There's an interesting division among active equity managers these days. One group focuses closely on a fund's index and assigns a tracking error to each fund. Tracking error is a way of measuring how closely a fund's returns follow those of an index. Brian Posner belongs to the camp that says, "Let the managers be managers." This group wants to get the latest in risk measurement so that portfolio managers have a good handle on what their bets are, but doesn't want to force the managers to follow a strict edict. The thinking here is that managers should focus on stock selection and not worry about what's in the index.

I recently talked with Posner about his vision for Legg Mason Partners funds, formerly known as Smith Barney funds. Posner's career has now come full circle: He started with Fidelity, bolted for Warburg Pincus, then set up a hedge fund, and now finds himself back in the mutual fund business.

So, just how do you manage active managers?

First, you have to articulate a goal. The goal is investment excellence and that means superior performance. Within the constraints of the prospectus and strategy, the manager must aim to perform and produce positive returns, as opposed to starting with the index as a base and asking what can I do at the margins to add value? The mindset has to be a mindset of making money.

How do you evaluate managers?

I define us as investors as opposed to traders. This definition is supported by the mentality of our managers and the turnover data. Investors should look at performance over the one- and three-year periods. You want to look at one-year returns to see if the manager is responding to changes in the environment. More importantly, a three-year time frame is a good way to assess whether a manager is doing a good job.
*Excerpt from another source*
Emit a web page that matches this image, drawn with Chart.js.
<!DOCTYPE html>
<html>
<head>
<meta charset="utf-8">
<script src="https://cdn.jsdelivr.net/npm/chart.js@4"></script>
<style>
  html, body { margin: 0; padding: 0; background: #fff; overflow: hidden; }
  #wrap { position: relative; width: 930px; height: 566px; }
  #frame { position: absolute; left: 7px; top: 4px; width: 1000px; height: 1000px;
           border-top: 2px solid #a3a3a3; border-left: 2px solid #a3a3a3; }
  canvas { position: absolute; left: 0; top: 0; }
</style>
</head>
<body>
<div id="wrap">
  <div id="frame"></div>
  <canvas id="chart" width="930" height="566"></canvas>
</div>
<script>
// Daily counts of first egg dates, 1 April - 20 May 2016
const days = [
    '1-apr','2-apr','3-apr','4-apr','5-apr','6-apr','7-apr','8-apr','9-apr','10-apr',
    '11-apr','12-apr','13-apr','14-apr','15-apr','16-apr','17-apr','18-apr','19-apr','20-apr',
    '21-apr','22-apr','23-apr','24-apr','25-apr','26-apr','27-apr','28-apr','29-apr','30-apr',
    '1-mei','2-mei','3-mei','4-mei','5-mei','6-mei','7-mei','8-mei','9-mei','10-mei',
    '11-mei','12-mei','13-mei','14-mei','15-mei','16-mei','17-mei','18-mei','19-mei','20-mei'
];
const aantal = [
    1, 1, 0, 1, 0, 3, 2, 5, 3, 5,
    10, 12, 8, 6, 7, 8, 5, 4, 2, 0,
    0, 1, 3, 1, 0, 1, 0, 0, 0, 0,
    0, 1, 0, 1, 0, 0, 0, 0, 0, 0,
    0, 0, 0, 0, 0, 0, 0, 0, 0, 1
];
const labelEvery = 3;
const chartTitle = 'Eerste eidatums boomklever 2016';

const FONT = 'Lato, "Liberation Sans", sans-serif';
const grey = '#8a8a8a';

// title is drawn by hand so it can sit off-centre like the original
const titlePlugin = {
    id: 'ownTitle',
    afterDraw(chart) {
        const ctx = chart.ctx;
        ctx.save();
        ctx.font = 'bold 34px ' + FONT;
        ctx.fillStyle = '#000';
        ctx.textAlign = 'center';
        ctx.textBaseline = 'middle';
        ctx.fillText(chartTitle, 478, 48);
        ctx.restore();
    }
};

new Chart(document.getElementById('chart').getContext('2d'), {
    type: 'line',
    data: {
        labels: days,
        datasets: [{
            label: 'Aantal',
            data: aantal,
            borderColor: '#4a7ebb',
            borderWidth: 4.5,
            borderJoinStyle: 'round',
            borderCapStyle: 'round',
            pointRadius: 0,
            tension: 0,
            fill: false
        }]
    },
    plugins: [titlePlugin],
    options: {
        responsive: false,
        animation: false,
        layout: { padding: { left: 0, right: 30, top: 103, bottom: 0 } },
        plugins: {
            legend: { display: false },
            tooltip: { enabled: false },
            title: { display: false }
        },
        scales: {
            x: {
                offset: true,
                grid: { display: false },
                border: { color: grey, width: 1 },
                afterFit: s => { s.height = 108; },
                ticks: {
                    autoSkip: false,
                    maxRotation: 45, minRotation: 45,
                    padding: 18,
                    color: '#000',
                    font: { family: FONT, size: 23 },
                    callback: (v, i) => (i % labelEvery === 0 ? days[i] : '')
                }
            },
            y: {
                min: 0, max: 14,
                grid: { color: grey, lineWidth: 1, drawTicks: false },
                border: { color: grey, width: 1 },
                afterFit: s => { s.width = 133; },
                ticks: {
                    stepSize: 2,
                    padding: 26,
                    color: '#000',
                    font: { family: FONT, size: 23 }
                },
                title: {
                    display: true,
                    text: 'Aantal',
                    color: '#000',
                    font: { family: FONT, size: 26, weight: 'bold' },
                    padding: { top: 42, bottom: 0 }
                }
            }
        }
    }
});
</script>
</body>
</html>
What's wrong with tracking error?

The great thing about this business is that you can calculate anything. But it's also a bad thing. Statistics are too often viewed as the answer rather than a piece of the puzzle that can help you to understand the goal. Tracking error is one of the more-abused measures because it has little bearing on the real risk in a portfolio. You need to balance statistics with subjective understanding. You need to look at the portfolio construction and the manager's comfort level with the holdings.
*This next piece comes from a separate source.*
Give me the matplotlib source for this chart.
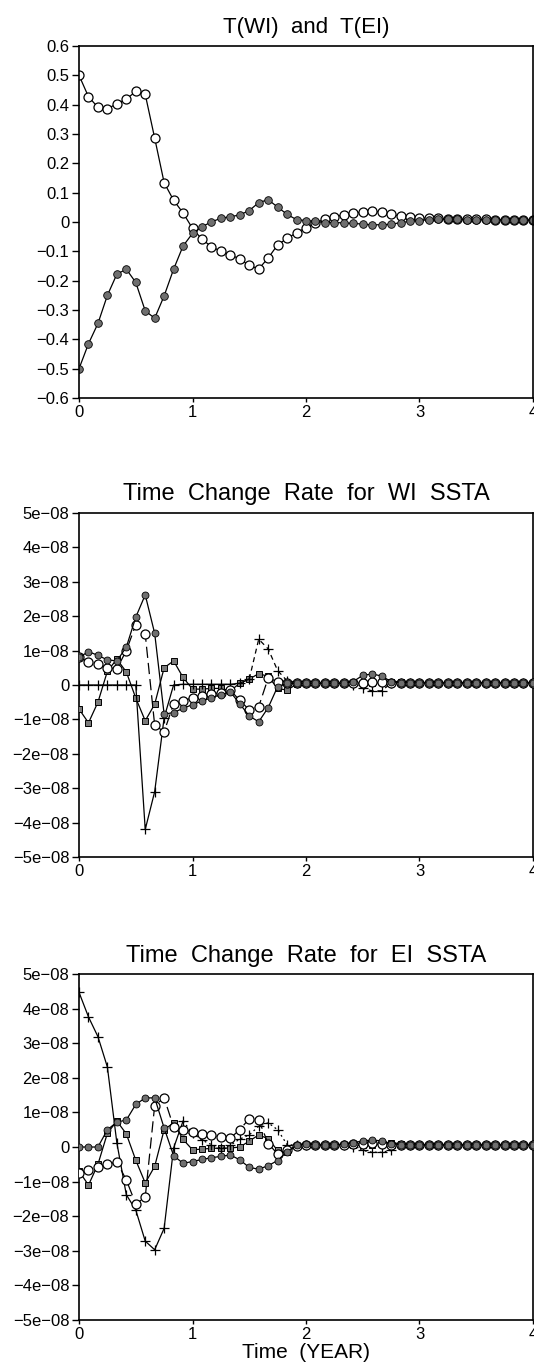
import numpy as np
import matplotlib
matplotlib.use("Agg")
import matplotlib.pyplot as plt
from matplotlib.ticker import FixedLocator, FixedFormatter

plt.rcParams["font.family"] = ["Liberation Sans", "DejaVu Sans"]

# monthly steps over 4 years
months = list(range(49))

# top panel: T(WI) open circles, T(EI) filled circles
t_wi = [0.50, 0.427, 0.391, 0.386, 0.403, 0.419, 0.445, 0.435, 0.286, 0.134, 0.074, 0.031, -0.022,
        -0.059, -0.084, -0.100, -0.112, -0.126, -0.148, -0.160, -0.123, -0.078, -0.056, -0.037, -0.019, -0.002,
        0.009, 0.018, 0.024, 0.030, 0.034, 0.038, 0.033, 0.026, 0.020, 0.016, 0.014, 0.013,
        0.012, 0.011, 0.010, 0.010, 0.009, 0.009, 0.008, 0.008, 0.007, 0.007, 0.006]
t_ei = [-0.50, -0.415, -0.346, -0.250, -0.178, -0.161, -0.206, -0.303, -0.328, -0.252, -0.161, -0.082, -0.039,
        -0.016, 0.000, 0.013, 0.018, 0.024, 0.039, 0.066, 0.076, 0.051, 0.026, 0.008, 0.005, 0.002,
        -0.002, -0.002, -0.003, -0.005, -0.007, -0.010, -0.009, -0.008, -0.002, 0.002, 0.005, 0.008,
        0.009, 0.009, 0.009, 0.008, 0.008, 0.008, 0.007, 0.007, 0.007, 0.007, 0.006]

# middle panel: WI SSTA rate terms (units 1e-08)
wi_total = [0.80, 0.97, 0.86, 0.73, 0.70, 1.10, 1.97, 2.62, 1.50, -0.85, -0.80, -0.68, -0.57,
            -0.47, -0.37, -0.28, -0.20, -0.55, -0.90, -1.07, -0.66, -0.05, 0.05, 0.05, 0.05, 0.05,
            0.05, 0.05, 0.05, 0.10, 0.28, 0.32, 0.26, 0.10, 0.07, 0.06, 0.06, 0.06,
            0.06, 0.06, 0.06, 0.06, 0.06, 0.06, 0.06, 0.06, 0.06, 0.06, 0.06]
wi_open = [0.80, 0.68, 0.60, 0.50, 0.47, 1.00, 1.75, 1.48, -1.17, -1.36, -0.55, -0.46, -0.37,
           -0.32, -0.27, -0.22, -0.15, -0.45, -0.72, -0.63, 0.20, 0.10, 0.06, 0.05, 0.05, 0.05,
           0.05, 0.05, 0.05, 0.05, 0.06, 0.08, 0.08, 0.06, 0.05, 0.05, 0.05, 0.05,
           0.05, 0.05, 0.05, 0.05, 0.05, 0.05, 0.05, 0.05, 0.05, 0.05, 0.05]
wi_square = [-0.70, -1.10, -0.50, 0.40, 0.75, 0.38, -0.38, -1.04, -0.56, 0.50, 0.70, 0.22, -0.12,
             -0.12, -0.10, -0.10, -0.17, 0.05, 0.17, 0.33, 0.25, -0.10, -0.15, 0.02, 0.05, 0.05,
             0.05, 0.05, 0.05, 0.05, 0.05, 0.05, 0.08, 0.10, 0.10, 0.06, 0.06, 0.06,
             0.06, 0.06, 0.06, 0.06, 0.06, 0.06, 0.06, 0.06, 0.06, 0.06, 0.06]
wi_plus = [0.0, 0.0, 0.0, 0.0, 0.0, 0.0, 0.0, -4.20, -3.10, -0.95, 0.0, 0.02, 0.02,
           0.02, 0.02, 0.02, 0.02, 0.05, 0.17, 1.33, 1.05, 0.42, 0.12, 0.07, 0.05, 0.05,
           0.05, 0.05, 0.05, 0.0, -0.10, -0.17, -0.17, 0.05, 0.06, 0.06, 0.06, 0.06,
           0.06, 0.06, 0.06, 0.06, 0.06, 0.06, 0.06, 0.06, 0.06, 0.06, 0.06]

# bottom panel: EI SSTA rate terms (units 1e-08)
ei_total = [0.0, 0.0, 0.0, 0.50, 0.72, 0.78, 1.23, 1.42, 1.42, 0.55, -0.25, -0.47, -0.42,
            -0.36, -0.31, -0.27, -0.23, -0.37, -0.59, -0.64, -0.54, -0.39, -0.13, 0.05, 0.08, 0.06,
            0.06, 0.06, 0.08, 0.12, 0.18, 0.20, 0.18, 0.10, 0.07, 0.06, 0.06, 0.06,
            0.06, 0.06, 0.06, 0.06, 0.06, 0.06, 0.06, 0.06, 0.06, 0.06, 0.06]
ei_open = [-0.75, -0.67, -0.58, -0.50, -0.43, -0.95, -1.65, -1.45, 1.20, 1.42, 0.58, 0.50, 0.44,
           0.39, 0.34, 0.29, 0.26, 0.50, 0.82, 0.78, 0.10, -0.20, -0.10, 0.02, 0.05, 0.05,
           0.05, 0.05, 0.05, 0.08, 0.10, 0.12, 0.10, 0.07, 0.05, 0.05, 0.05, 0.05,
           0.05, 0.05, 0.05, 0.05, 0.05, 0.05, 0.05, 0.05, 0.05, 0.05, 0.05]
ei_square = [-0.70, -1.10, -0.50, 0.40, 0.75, 0.38, -0.38, -1.04, -0.56, 0.50, 0.70, 0.22, -0.08,
             -0.06, -0.04, -0.03, -0.03, 0.00, 0.17, 0.35, 0.24, -0.10, -0.15, 0.03, 0.05, 0.05,
             0.05, 0.05, 0.05, 0.05, 0.05, 0.05, 0.10, 0.12, 0.10, 0.06, 0.06, 0.06,
             0.06, 0.06, 0.06, 0.06, 0.06, 0.06, 0.06, 0.06, 0.06, 0.06, 0.06]
ei_plus = [4.47, 3.76, 3.19, 2.31, 0.12, -1.38, -1.82, -2.72, -2.97, -2.35, -0.03, 0.75, 0.40,
           0.20, 0.07, -0.03, 0.05, 0.23, 0.35, 0.60, 0.70, 0.50, 0.07, 0.05, 0.05, 0.05,
           0.05, 0.05, 0.05, 0.0, -0.10, -0.15, -0.15, -0.10, 0.05, 0.06, 0.06, 0.06,
           0.06, 0.06, 0.06, 0.06, 0.06, 0.06, 0.06, 0.06, 0.06, 0.06, 0.06]

top_ticks = [-0.6, -0.5, -0.4, -0.3, -0.2, -0.1, 0.0, 0.1, 0.2, 0.3, 0.4, 0.5, 0.6]
top_labels = ["\u22120.6", "\u22120.5", "\u22120.4", "\u22120.3", "\u22120.2", "\u22120.1", "0",
              "0.1", "0.2", "0.3", "0.4", "0.5", "0.6"]
rate_ticks = [-5e-08, -4e-08, -3e-08, -2e-08, -1e-08, 0.0, 1e-08, 2e-08, 3e-08, 4e-08, 5e-08]
rate_labels = ["\u22125e\u221208", "\u22124e\u221208", "\u22123e\u221208", "\u22122e\u221208",
               "\u22121e\u221208", "0", "1e\u221208", "2e\u221208", "3e\u221208", "4e\u221208", "5e\u221208"]
year_ticks = [0, 1, 2, 3, 4]

t = np.array(months) / 12.0
GRAY = "#6f6f6f"
LW = 0.9


def style_axes(ax, yticks, ylabels, ylim, title, title_size):
    ax.set_xlim(0, 4)
    ax.set_ylim(*ylim)
    ax.xaxis.set_major_locator(FixedLocator(year_ticks))
    ax.xaxis.set_major_formatter(FixedFormatter([str(v) for v in year_ticks]))
    ax.yaxis.set_major_locator(FixedLocator(yticks))
    ax.yaxis.set_major_formatter(FixedFormatter(ylabels))
    ax.tick_params(axis="y", direction="out", length=5, width=1.0, labelsize=12, pad=2)
    ax.tick_params(axis="x", direction="out", length=3, width=1.0, labelsize=12, pad=2)
    for s in ax.spines.values():
        s.set_linewidth(1.2)
    ax.set_title(title, fontsize=title_size, pad=9)


def rate_panel(ax, total, opn, sq, plus, split, plus_dash, title):
    s = 1e-08
    ax.plot(t, np.array(sq) * s, "-", color="black", lw=LW, marker="s", ms=5,
            mfc="#7a7a7a", mec="black", mew=0.7, zorder=3)
    ax.plot(t[:split + 1], np.array(plus[:split + 1]) * s, "-", color="black", lw=LW, zorder=3)
    ax.plot(t[split:], np.array(plus[split:]) * s, color="black", lw=LW, dashes=plus_dash, zorder=3)
    ax.plot(t, np.array(plus) * s, ls="none", marker="+", ms=7, mec="black", mew=0.9, zorder=4)
    ax.plot(t, np.array(opn) * s, color="black", lw=LW, dashes=(9, 4), marker="o", ms=6.5,
            mfc="white", mec="black", mew=0.9, zorder=4)
    ax.plot(t, np.array(total) * s, "-", color="black", lw=LW, marker="o", ms=5,
            mfc=GRAY, mec="black", mew=0.6, zorder=5)
    style_axes(ax, rate_ticks, rate_labels, (-5e-08, 5e-08), title, 17)


fig = plt.figure(figsize=(5.34, 13.69), dpi=100)

ax1 = fig.add_axes([0.148, 0.7093, 0.850, 0.2571])
ax1.plot(t, t_wi, "-", color="black", lw=LW, marker="o", ms=6.5, mfc="white", mec="black", mew=0.9)
ax1.plot(t, t_ei, "-", color="black", lw=LW, marker="o", ms=5.5, mfc=GRAY, mec="black", mew=0.6)
style_axes(ax1, top_ticks, top_labels, (-0.6, 0.6), "T(WI)  and  T(EI)", 16)

ax2 = fig.add_axes([0.148, 0.3740, 0.850, 0.2513])
rate_panel(ax2, wi_total, wi_open, wi_square, wi_plus, 18, (4, 3), "Time  Change  Rate  for  WI  SSTA")

ax3 = fig.add_axes([0.148, 0.0358, 0.850, 0.2527])
rate_panel(ax3, ei_total, ei_open, ei_square, ei_plus, 11, (1.5, 2.5), "Time  Change  Rate  for  EI  SSTA")
ax3.set_xlabel("Time  (YEAR)", fontsize=15, labelpad=1)

fig.savefig("out.png", dpi=100)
How do you evaluate a fund's risk?

I look at a bunch of things. I like to look at the actual volatility, the value at risk, and tracking error, too. But the key is how have those things changed compared with past points in time. Are they consistent with what the manager wanted to do? A portfolio should have a bias. The key is making sure the bias is deliberate. The unintended biases are where trouble can lurk.

Are you trying to bring the old Salomon and Smith Barney groups together?
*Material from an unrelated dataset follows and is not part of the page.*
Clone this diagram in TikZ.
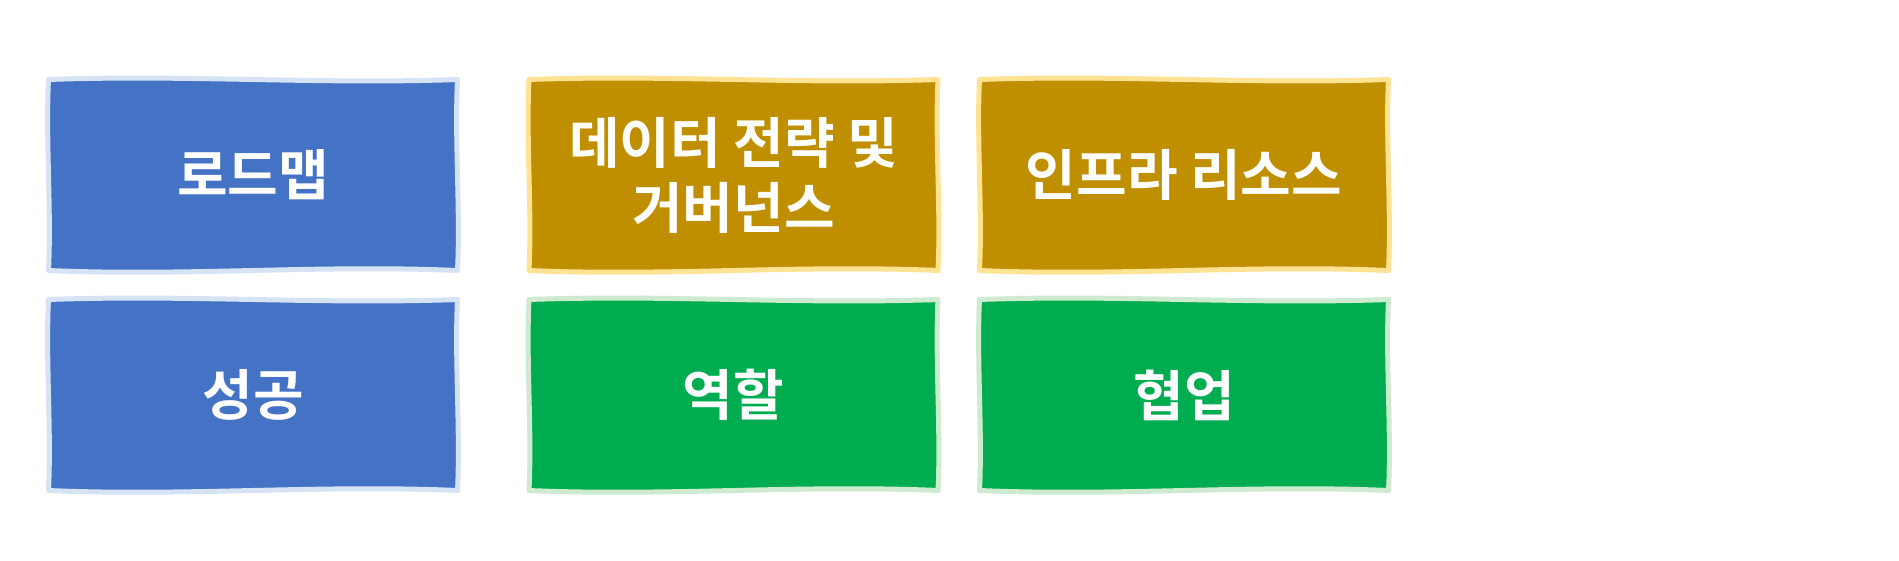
\documentclass[tikz,border=0pt]{standalone}
\usepackage{fontspec}
\newfontfamily\kr{Noto Sans CJK KR}[BoldFont={* Bold}]
\usetikzlibrary{backgrounds}
\definecolor{bluefill}{HTML}{4472C4}
\definecolor{blueedge}{HTML}{D5E3F5}
\definecolor{goldfill}{HTML}{BF8F00}
\definecolor{goldedge}{HTML}{FFE393}
\definecolor{greenfill}{HTML}{00AC50}
\definecolor{greenedge}{HTML}{CFEBCF}
\tikzset{
  card/.style={rectangle, minimum width=409pt, minimum height=191pt,
    inner sep=0pt, outer sep=0pt, align=center, text=white,
    font=\kr\bfseries\fontsize{55}{65}\selectfont},
  cardedge/.style={line width=5pt, line join=round},
}
\newcommand\wavecard[3]{%
  \begin{pgfonlayer}{background}
  \path[cardedge, fill=#2, draw=#3]
    (#1.north west) .. controls +(140,-5) and +(-140,5) .. (#1.north east)
    .. controls +(-3,60) and +(3,-60) .. (#1.south east)
    .. controls +(-140,-6) and +(140,6) .. (#1.south west)
    .. controls +(3,-60) and +(-3,60) .. cycle;
  \end{pgfonlayer}}
\begin{document}
\begin{tikzpicture}[x=1pt,y=-1pt]
\begin{pgfonlayer}{background}
\fill[white] (0,0) rectangle (1899,560);
\end{pgfonlayer}
\useasboundingbox (0,0) rectangle (1899,560);
\node[card] (roadmap) at (253,175) {로드맵};
\node[card] (data) at (733.5,175) {데이터 전략 및\\거버넌스};
\node[card] (infra) at (1184,175) {인프라 리소스};
\node[card] (success) at (253,395) {성공};
\node[card] (role) at (733.5,395) {역할};
\node[card] (collab) at (1184,395) {협업};
\wavecard{roadmap}{bluefill}{blueedge}
\wavecard{success}{bluefill}{blueedge}
\wavecard{data}{goldfill}{goldedge}
\wavecard{infra}{goldfill}{goldedge}
\wavecard{role}{greenfill}{greenedge}
\wavecard{collab}{greenfill}{greenedge}
\end{tikzpicture}
\end{document}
We've accomplished a tremendous amount since I started on December 1 in terms of leveraging the intellectual capital and operating as a single company. The differences between the old groups are becoming less important. The key is a culture that recognizes our value is in our talent. We've opened up the dialog in such a way that analysts are now more engaged with other fund managers. For example, we put into place a technology platform that captures all of our internal research. All the investment professionals have access to it. We have a weekly action-oriented meeting that all attend.

How do you align manager incentives with shareholders' interests?

We're studying that right now. Those are changes that are coming. The changes will be on the margin. It's making sure that compensation is aligned with the underlying performance of the portfolios consistent with relevant measurement periods. We want to move to a partnership-like culture so that the success of the individual isn't solely a function of their job but also a contribution to the overall enterprise.

What underlying characteristics do you want across all of the funds?

Underlying every single portfolio is the notion that primary research-driven fundamental analysis is the key to success. All the managers here started as analysts. I don't want one single approach, but I do want primary, fundamental, research-driven analysis underlying the funds.

How have things changed since the merger?

I am very pleased with how much has been accomplished internally and the support I've received across the company, particularly from senior managers. I've sensed a rejuvenation of sorts as people realize it is different being a part of an organization whose sole focus is asset management. We played a role in getting  Novartis (NVS) to increase its bid for Chiron. Richie Freeman (of  Legg Mason Partners Aggressive Growth (SHRAX)) wasn't comfortable with the price. We filed a 13D stating that intention. That's something that would never have happened under the old organization because of the broader implications. We were able to negotiate a better price for all shareholders.